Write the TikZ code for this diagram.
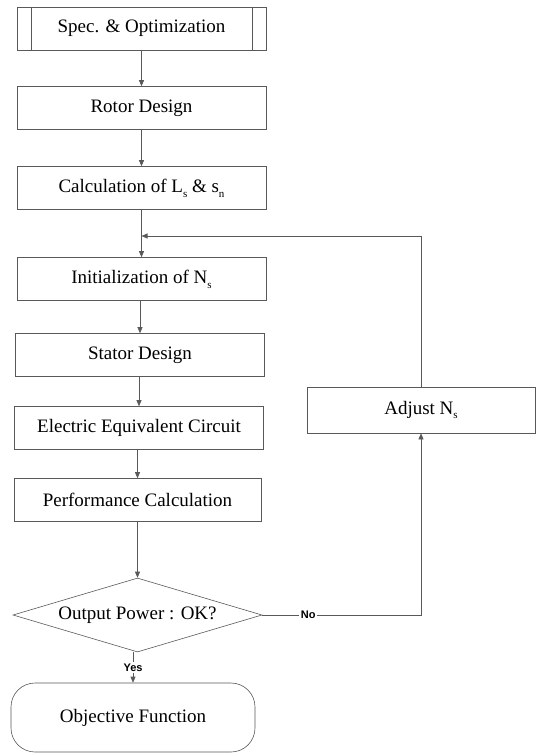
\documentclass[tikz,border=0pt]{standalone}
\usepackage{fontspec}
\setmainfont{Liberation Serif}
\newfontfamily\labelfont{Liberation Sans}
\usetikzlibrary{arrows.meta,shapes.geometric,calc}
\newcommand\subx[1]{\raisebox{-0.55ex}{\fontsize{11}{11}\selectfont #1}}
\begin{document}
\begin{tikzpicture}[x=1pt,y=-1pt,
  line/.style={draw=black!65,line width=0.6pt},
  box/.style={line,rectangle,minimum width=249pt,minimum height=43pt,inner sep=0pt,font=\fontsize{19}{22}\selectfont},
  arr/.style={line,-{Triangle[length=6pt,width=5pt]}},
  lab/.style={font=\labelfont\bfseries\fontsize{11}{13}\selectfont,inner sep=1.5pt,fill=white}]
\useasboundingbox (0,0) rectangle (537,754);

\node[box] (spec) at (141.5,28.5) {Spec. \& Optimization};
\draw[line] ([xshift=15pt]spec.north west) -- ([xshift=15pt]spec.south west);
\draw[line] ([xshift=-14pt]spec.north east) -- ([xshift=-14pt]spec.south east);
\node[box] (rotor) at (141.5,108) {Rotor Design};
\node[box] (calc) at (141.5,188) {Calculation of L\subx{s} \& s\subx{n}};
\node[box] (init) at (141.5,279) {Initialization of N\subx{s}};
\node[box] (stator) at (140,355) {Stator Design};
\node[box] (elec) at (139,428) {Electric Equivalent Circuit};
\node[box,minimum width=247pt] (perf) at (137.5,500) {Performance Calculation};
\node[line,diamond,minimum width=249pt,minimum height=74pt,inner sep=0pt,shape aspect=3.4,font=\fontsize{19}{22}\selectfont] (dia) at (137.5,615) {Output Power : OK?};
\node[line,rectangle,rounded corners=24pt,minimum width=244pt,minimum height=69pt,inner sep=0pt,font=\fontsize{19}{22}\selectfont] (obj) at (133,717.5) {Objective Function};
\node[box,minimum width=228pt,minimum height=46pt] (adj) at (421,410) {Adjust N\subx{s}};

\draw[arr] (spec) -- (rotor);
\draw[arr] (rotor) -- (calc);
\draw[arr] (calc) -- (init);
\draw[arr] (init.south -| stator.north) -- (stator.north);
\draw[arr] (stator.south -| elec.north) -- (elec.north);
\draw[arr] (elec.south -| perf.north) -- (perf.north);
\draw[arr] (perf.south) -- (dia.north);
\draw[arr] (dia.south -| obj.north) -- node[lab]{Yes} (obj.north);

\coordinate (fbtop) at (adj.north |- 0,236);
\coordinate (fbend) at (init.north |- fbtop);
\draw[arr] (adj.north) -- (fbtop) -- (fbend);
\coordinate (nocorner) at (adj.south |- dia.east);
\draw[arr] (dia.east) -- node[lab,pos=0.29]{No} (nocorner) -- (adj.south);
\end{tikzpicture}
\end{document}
■ ■ ■ ■ ■
Given exercise: All of the material above needs to be restated exactly, with no pictures.

Complete output:
Write the TikZ code for this diagram.
\documentclass[tikz,border=0pt]{standalone}
\usepackage{fontspec}
\setmainfont{Liberation Serif}
\newfontfamily\labelfont{Liberation Sans}
\usetikzlibrary{arrows.meta,shapes.geometric,calc}
\newcommand\subx[1]{\raisebox{-0.55ex}{\fontsize{11}{11}\selectfont #1}}
\begin{document}
\begin{tikzpicture}[x=1pt,y=-1pt,
  line/.style={draw=black!65,line width=0.6pt},
  box/.style={line,rectangle,minimum width=249pt,minimum height=43pt,inner sep=0pt,font=\fontsize{19}{22}\selectfont},
  arr/.style={line,-{Triangle[length=6pt,width=5pt]}},
  lab/.style={font=\labelfont\bfseries\fontsize{11}{13}\selectfont,inner sep=1.5pt,fill=white}]
\useasboundingbox (0,0) rectangle (537,754);

\node[box] (spec) at (141.5,28.5) {Spec. \& Optimization};
\draw[line] ([xshift=15pt]spec.north west) -- ([xshift=15pt]spec.south west);
\draw[line] ([xshift=-14pt]spec.north east) -- ([xshift=-14pt]spec.south east);
\node[box] (rotor) at (141.5,108) {Rotor Design};
\node[box] (calc) at (141.5,188) {Calculation of L\subx{s} \& s\subx{n}};
\node[box] (init) at (141.5,279) {Initialization of N\subx{s}};
\node[box] (stator) at (140,355) {Stator Design};
\node[box] (elec) at (139,428) {Electric Equivalent Circuit};
\node[box,minimum width=247pt] (perf) at (137.5,500) {Performance Calculation};
\node[line,diamond,minimum width=249pt,minimum height=74pt,inner sep=0pt,shape aspect=3.4,font=\fontsize{19}{22}\selectfont] (dia) at (137.5,615) {Output Power : OK?};
\node[line,rectangle,rounded corners=24pt,minimum width=244pt,minimum height=69pt,inner sep=0pt,font=\fontsize{19}{22}\selectfont] (obj) at (133,717.5) {Objective Function};
\node[box,minimum width=228pt,minimum height=46pt] (adj) at (421,410) {Adjust N\subx{s}};

\draw[arr] (spec) -- (rotor);
\draw[arr] (rotor) -- (calc);
\draw[arr] (calc) -- (init);
\draw[arr] (init.south -| stator.north) -- (stator.north);
\draw[arr] (stator.south -| elec.north) -- (elec.north);
\draw[arr] (elec.south -| perf.north) -- (perf.north);
\draw[arr] (perf.south) -- (dia.north);
\draw[arr] (dia.south -| obj.north) -- node[lab]{Yes} (obj.north);

\coordinate (fbtop) at (adj.north |- 0,236);
\coordinate (fbend) at (init.north |- fbtop);
\draw[arr] (adj.north) -- (fbtop) -- (fbend);
\coordinate (nocorner) at (adj.south |- dia.east);
\draw[arr] (dia.east) -- node[lab,pos=0.29]{No} (nocorner) -- (adj.south);
\end{tikzpicture}
\end{document}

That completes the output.